*** DATASET ENTRIES

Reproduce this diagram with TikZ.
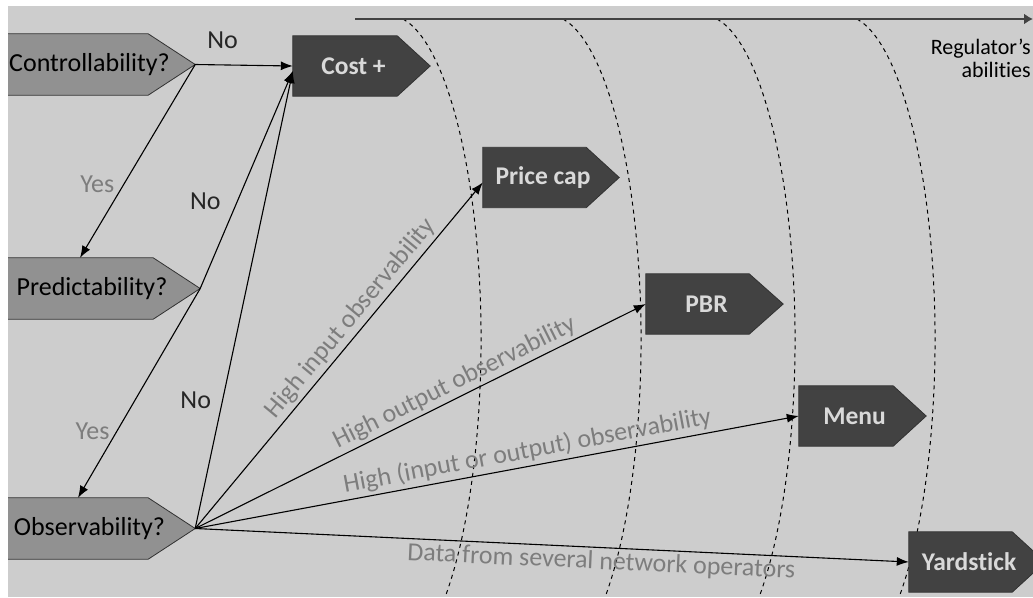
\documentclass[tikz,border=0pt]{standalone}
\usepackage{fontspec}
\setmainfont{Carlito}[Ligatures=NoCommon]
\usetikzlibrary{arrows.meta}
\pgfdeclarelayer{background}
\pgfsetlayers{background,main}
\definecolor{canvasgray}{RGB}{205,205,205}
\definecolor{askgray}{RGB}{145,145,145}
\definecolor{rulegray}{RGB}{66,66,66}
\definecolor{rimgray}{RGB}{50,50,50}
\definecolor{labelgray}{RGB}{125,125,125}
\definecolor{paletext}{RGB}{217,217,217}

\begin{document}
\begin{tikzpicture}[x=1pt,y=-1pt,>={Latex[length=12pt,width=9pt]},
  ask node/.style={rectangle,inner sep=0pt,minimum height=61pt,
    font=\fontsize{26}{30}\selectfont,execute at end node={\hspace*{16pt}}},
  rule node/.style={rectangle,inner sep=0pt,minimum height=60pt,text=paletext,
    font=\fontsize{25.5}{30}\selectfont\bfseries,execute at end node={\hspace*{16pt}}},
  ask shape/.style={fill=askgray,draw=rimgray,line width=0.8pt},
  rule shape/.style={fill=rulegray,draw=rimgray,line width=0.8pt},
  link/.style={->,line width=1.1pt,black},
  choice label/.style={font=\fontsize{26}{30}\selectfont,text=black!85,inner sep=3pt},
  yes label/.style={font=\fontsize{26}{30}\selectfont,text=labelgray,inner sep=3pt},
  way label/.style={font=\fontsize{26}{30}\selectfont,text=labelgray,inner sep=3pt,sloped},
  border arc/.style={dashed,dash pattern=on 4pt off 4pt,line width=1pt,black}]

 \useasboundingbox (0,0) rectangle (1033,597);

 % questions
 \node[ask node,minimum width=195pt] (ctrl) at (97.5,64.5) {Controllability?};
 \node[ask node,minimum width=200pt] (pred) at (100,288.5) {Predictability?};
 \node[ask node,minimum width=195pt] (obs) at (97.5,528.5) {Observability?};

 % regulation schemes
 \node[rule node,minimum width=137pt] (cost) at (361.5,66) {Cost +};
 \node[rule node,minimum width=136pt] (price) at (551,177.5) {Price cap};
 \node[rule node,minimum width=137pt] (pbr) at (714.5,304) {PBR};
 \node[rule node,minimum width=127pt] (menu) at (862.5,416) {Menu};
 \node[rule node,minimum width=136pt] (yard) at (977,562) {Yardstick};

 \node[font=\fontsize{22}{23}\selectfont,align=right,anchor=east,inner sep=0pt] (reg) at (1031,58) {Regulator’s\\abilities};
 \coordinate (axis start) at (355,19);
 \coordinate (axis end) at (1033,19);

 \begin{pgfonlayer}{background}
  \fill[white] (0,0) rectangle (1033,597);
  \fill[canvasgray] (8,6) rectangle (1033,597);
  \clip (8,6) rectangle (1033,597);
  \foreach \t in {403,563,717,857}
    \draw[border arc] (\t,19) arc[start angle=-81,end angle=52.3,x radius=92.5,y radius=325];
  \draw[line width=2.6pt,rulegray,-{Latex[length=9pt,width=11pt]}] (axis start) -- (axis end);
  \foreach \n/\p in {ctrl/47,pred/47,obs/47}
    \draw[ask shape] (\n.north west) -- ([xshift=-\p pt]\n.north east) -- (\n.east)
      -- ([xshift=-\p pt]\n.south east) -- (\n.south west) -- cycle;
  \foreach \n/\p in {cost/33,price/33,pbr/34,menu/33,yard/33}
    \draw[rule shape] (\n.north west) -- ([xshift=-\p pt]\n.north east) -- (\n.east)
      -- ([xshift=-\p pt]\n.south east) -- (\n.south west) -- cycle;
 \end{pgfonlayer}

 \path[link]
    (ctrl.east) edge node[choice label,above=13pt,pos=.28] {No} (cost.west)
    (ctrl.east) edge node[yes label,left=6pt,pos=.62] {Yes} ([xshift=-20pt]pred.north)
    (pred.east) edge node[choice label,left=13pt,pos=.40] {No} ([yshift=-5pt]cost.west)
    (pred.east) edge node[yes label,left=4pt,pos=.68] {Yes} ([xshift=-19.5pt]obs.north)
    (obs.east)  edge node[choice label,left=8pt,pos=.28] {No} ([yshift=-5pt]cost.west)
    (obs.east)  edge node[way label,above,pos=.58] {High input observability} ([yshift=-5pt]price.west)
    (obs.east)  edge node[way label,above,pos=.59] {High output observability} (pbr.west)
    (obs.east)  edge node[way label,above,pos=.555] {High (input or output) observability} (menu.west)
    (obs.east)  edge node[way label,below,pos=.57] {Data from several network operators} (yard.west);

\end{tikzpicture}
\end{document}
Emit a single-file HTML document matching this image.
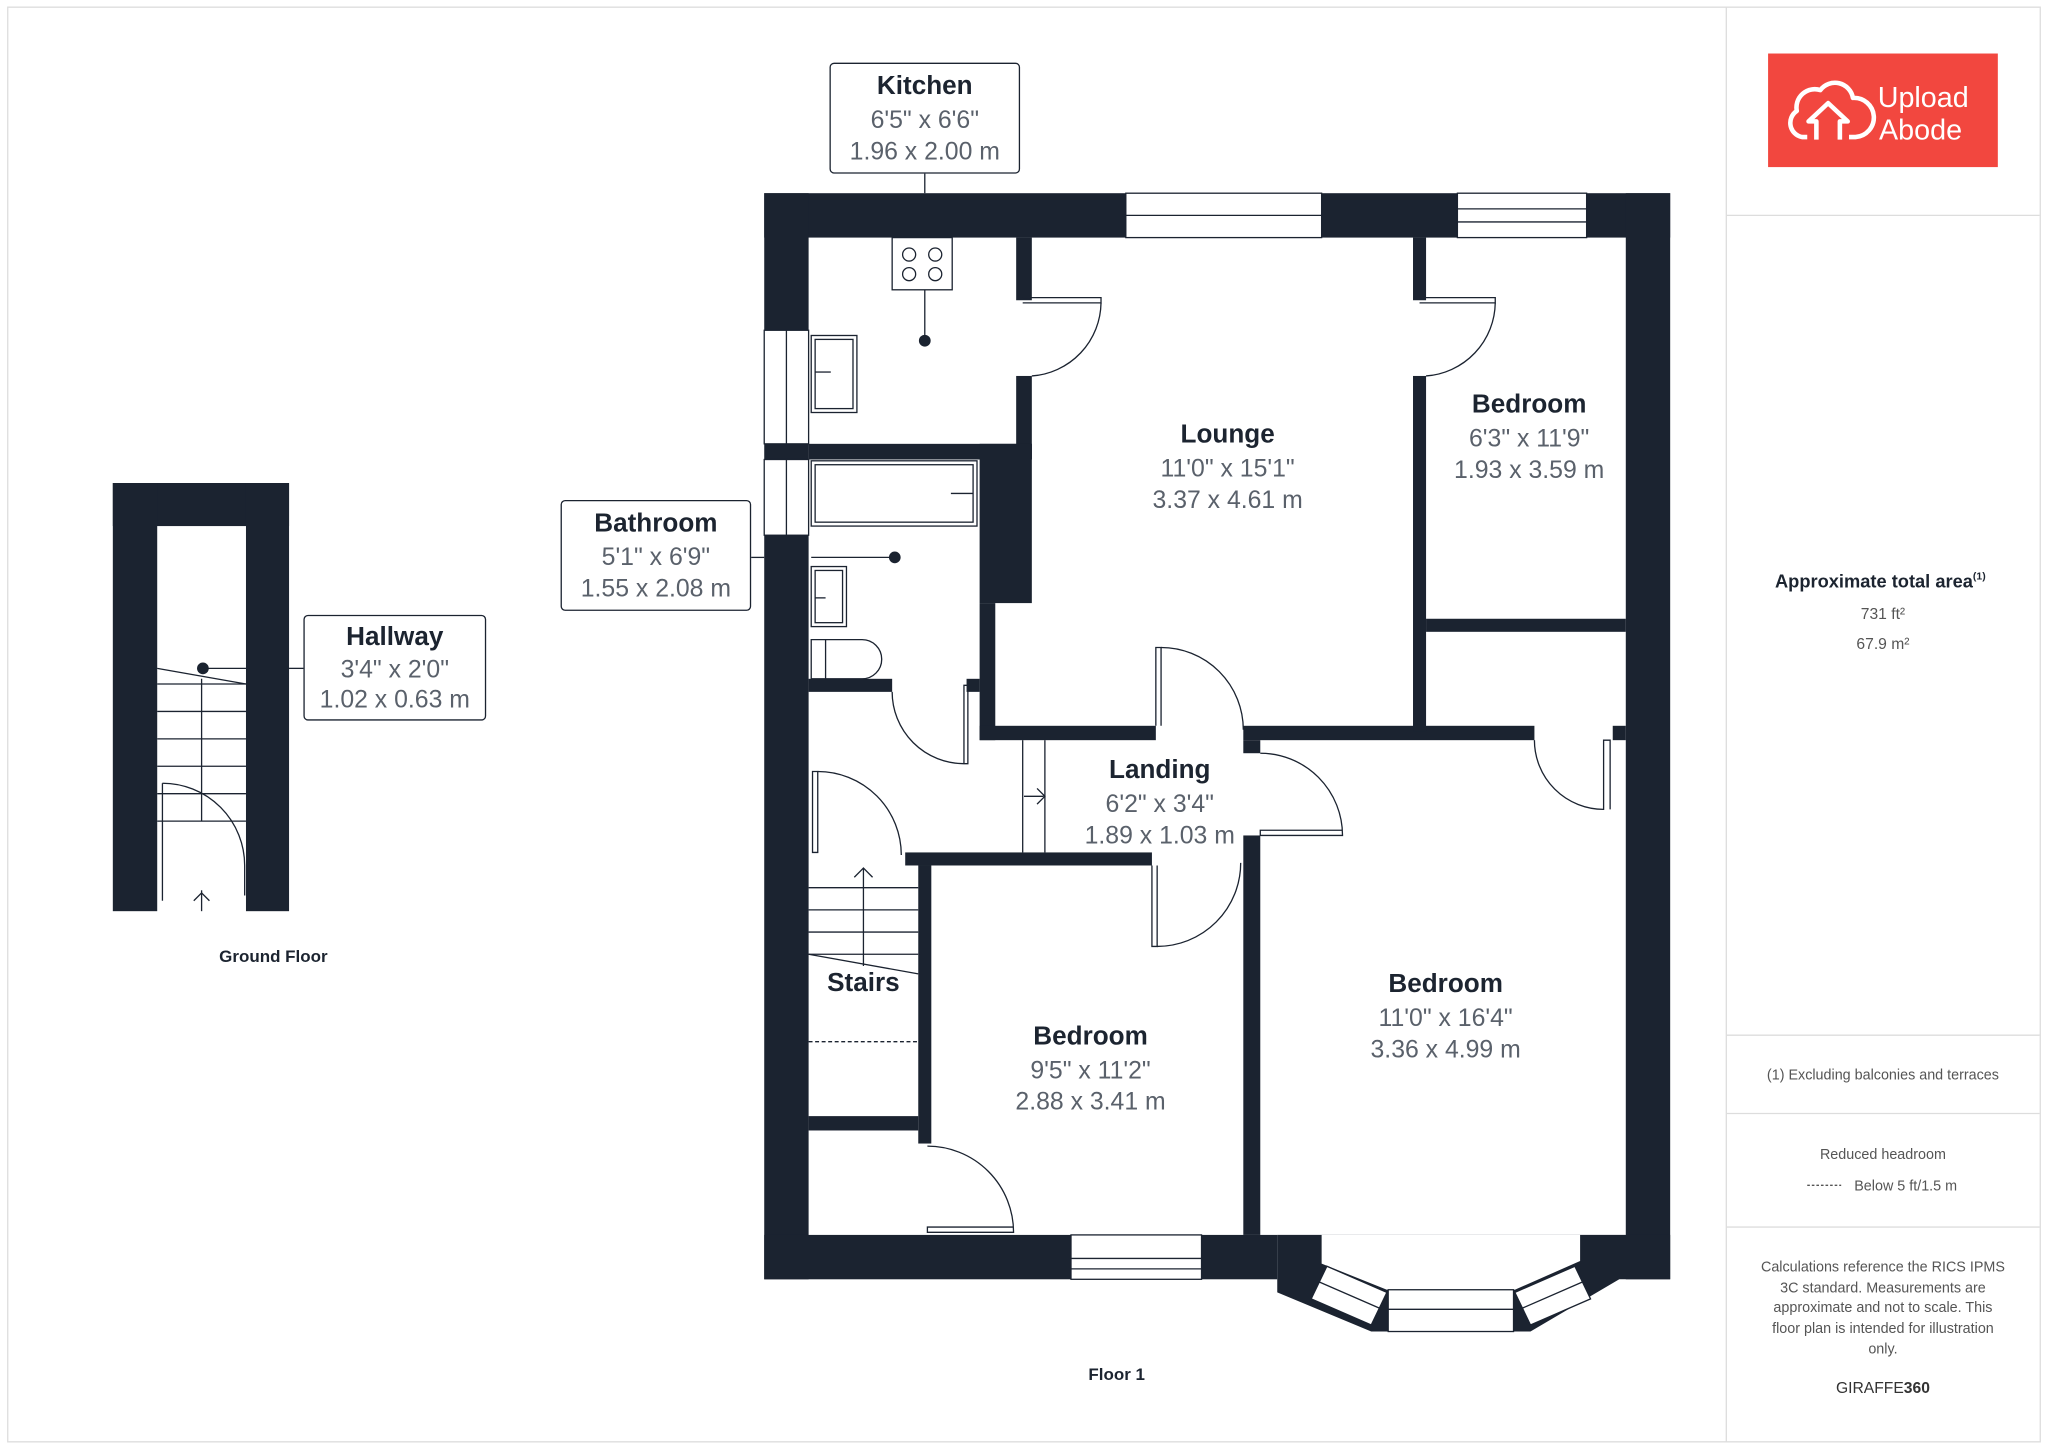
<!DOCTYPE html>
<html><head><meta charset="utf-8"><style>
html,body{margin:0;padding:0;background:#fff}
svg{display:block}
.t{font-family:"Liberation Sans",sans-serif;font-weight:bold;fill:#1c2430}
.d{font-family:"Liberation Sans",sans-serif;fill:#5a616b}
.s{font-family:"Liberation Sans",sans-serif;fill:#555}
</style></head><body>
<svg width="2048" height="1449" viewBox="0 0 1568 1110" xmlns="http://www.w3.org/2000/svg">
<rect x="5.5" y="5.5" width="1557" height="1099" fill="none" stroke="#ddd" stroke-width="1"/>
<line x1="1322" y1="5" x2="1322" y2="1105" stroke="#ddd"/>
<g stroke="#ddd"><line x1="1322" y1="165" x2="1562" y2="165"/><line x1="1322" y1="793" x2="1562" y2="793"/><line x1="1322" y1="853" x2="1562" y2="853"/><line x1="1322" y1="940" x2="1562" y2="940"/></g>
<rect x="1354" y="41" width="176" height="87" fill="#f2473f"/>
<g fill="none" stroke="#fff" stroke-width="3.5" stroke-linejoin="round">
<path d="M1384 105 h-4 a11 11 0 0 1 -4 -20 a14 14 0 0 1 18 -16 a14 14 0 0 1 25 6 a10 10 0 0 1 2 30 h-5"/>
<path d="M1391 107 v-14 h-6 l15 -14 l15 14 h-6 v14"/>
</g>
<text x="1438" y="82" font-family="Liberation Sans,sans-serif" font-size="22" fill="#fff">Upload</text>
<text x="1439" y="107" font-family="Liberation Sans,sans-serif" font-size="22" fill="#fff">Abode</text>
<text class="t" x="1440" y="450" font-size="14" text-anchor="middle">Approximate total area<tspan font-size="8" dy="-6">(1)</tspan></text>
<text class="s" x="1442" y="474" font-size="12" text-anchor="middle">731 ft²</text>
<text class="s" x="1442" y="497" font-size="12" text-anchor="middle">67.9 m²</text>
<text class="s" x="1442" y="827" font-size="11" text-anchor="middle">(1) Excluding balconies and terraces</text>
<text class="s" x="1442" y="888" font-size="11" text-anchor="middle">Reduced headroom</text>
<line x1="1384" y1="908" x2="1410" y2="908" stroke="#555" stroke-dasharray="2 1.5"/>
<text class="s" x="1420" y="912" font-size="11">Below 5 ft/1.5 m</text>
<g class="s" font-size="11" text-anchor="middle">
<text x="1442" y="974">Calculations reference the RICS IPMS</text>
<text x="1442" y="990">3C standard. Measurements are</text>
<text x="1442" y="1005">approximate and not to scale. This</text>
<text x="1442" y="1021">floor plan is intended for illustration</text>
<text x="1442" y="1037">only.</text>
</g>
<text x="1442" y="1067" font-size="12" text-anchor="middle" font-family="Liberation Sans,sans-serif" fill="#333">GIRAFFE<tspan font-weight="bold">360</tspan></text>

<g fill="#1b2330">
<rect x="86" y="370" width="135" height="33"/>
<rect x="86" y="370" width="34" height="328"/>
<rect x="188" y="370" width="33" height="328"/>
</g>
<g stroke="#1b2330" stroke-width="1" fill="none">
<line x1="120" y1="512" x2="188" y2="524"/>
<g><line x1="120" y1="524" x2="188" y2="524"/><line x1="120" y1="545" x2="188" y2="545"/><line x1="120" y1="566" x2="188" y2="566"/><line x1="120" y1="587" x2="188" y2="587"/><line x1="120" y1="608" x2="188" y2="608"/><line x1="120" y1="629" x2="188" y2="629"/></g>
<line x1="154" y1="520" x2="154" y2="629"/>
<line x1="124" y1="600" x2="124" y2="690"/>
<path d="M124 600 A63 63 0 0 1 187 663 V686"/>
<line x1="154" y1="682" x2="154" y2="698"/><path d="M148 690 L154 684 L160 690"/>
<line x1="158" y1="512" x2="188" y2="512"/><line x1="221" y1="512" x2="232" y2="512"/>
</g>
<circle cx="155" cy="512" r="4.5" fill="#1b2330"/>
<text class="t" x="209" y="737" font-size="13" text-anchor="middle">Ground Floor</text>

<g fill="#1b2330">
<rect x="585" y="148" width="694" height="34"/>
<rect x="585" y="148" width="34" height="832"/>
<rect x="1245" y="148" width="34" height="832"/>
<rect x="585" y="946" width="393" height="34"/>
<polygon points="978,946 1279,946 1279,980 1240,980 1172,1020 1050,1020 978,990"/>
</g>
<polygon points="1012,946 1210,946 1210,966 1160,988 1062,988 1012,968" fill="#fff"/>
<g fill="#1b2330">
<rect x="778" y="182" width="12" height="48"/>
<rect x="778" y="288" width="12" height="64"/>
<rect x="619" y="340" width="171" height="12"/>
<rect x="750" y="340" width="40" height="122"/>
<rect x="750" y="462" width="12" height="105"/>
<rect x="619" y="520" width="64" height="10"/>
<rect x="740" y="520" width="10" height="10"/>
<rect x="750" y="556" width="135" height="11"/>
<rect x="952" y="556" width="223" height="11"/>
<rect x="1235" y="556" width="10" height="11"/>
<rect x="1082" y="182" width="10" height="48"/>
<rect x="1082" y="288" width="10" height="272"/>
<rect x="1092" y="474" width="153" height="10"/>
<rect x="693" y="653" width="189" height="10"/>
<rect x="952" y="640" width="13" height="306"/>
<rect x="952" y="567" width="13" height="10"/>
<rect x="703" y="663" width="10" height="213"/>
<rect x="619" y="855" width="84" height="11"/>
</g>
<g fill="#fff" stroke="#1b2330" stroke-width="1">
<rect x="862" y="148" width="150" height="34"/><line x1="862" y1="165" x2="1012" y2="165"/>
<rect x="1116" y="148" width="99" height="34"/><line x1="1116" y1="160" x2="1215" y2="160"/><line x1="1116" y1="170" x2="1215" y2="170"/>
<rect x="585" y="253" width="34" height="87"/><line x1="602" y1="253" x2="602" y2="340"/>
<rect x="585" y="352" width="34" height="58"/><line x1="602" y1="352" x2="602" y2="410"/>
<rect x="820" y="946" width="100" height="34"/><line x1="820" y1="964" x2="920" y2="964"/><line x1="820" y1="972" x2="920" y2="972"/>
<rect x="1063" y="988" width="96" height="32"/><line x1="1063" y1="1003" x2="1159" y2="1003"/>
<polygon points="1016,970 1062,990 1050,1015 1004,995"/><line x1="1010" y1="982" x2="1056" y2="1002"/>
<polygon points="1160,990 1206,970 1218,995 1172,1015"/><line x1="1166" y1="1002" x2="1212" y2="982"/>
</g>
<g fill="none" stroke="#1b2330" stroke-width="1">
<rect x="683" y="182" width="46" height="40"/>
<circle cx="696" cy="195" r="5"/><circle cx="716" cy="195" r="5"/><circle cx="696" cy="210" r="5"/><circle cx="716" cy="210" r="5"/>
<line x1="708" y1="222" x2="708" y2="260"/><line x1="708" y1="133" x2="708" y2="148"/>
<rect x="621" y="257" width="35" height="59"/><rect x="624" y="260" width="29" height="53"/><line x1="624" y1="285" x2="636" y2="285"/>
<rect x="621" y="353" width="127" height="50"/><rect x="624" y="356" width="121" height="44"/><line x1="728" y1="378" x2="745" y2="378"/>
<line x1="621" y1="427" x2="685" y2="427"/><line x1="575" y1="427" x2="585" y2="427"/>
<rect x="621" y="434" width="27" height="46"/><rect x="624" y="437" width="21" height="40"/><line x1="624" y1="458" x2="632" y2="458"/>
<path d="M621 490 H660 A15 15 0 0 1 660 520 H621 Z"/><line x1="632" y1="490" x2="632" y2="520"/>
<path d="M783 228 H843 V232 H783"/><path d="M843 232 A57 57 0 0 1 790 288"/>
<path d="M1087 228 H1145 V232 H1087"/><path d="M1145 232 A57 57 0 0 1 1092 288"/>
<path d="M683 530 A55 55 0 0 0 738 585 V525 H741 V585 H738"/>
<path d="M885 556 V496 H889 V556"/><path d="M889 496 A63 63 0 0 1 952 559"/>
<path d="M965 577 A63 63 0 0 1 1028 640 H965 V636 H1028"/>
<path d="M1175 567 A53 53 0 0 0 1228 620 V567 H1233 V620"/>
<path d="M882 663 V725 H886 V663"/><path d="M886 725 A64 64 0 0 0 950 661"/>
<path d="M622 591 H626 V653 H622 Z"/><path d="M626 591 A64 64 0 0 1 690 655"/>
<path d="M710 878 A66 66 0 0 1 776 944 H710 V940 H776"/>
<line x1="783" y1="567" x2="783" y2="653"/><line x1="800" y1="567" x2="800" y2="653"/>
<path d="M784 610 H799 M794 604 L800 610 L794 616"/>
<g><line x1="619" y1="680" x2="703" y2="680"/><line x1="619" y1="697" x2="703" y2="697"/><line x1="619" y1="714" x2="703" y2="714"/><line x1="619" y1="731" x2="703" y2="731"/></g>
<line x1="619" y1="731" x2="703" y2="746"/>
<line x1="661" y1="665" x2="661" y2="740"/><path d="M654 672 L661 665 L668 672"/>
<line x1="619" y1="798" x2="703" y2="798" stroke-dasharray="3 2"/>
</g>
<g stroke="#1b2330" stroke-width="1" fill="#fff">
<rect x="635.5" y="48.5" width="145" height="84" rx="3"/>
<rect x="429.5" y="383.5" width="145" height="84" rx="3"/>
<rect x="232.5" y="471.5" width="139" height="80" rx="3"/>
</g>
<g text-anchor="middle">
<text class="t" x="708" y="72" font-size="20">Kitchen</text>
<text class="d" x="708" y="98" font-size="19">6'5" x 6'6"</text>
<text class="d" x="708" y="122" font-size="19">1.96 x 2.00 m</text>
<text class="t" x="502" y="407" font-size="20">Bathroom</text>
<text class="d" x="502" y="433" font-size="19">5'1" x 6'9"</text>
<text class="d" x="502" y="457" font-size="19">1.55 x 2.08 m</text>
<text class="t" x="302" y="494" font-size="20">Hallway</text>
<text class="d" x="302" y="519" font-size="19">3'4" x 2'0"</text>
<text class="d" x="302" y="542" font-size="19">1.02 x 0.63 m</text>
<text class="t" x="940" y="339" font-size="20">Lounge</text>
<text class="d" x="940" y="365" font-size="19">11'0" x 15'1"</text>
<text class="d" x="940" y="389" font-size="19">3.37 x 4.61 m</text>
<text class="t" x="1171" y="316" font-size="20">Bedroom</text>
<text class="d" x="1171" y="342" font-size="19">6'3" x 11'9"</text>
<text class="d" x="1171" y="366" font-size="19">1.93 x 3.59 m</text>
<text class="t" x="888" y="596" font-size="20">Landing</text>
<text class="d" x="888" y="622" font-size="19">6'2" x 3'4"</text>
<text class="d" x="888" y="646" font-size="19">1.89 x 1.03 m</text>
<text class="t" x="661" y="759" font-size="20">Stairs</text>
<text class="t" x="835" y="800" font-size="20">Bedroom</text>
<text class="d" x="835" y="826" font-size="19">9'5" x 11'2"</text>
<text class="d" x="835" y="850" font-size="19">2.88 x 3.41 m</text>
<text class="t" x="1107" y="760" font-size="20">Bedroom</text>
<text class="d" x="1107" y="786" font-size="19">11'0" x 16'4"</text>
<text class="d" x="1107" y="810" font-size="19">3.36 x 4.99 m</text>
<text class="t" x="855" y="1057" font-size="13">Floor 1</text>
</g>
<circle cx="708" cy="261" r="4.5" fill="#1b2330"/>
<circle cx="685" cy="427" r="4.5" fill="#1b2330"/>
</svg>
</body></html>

******

TASK GOAL.
Leave out the pictures and restate, word for word, the lines from the top of the data through the line containing "pattern=on 4pt off", both included.

EXERCISE SOLUTION.
Reproduce this diagram with TikZ.
\documentclass[tikz,border=0pt]{standalone}
\usepackage{fontspec}
\setmainfont{Carlito}[Ligatures=NoCommon]
\usetikzlibrary{arrows.meta}
\pgfdeclarelayer{background}
\pgfsetlayers{background,main}
\definecolor{canvasgray}{RGB}{205,205,205}
\definecolor{askgray}{RGB}{145,145,145}
\definecolor{rulegray}{RGB}{66,66,66}
\definecolor{rimgray}{RGB}{50,50,50}
\definecolor{labelgray}{RGB}{125,125,125}
\definecolor{paletext}{RGB}{217,217,217}

\begin{document}
\begin{tikzpicture}[x=1pt,y=-1pt,>={Latex[length=12pt,width=9pt]},
  ask node/.style={rectangle,inner sep=0pt,minimum height=61pt,
    font=\fontsize{26}{30}\selectfont,execute at end node={\hspace*{16pt}}},
  rule node/.style={rectangle,inner sep=0pt,minimum height=60pt,text=paletext,
    font=\fontsize{25.5}{30}\selectfont\bfseries,execute at end node={\hspace*{16pt}}},
  ask shape/.style={fill=askgray,draw=rimgray,line width=0.8pt},
  rule shape/.style={fill=rulegray,draw=rimgray,line width=0.8pt},
  link/.style={->,line width=1.1pt,black},
  choice label/.style={font=\fontsize{26}{30}\selectfont,text=black!85,inner sep=3pt},
  yes label/.style={font=\fontsize{26}{30}\selectfont,text=labelgray,inner sep=3pt},
  way label/.style={font=\fontsize{26}{30}\selectfont,text=labelgray,inner sep=3pt,sloped},
  border arc/.style={dashed,dash pattern=on 4pt off 4pt,line width=1pt,black}]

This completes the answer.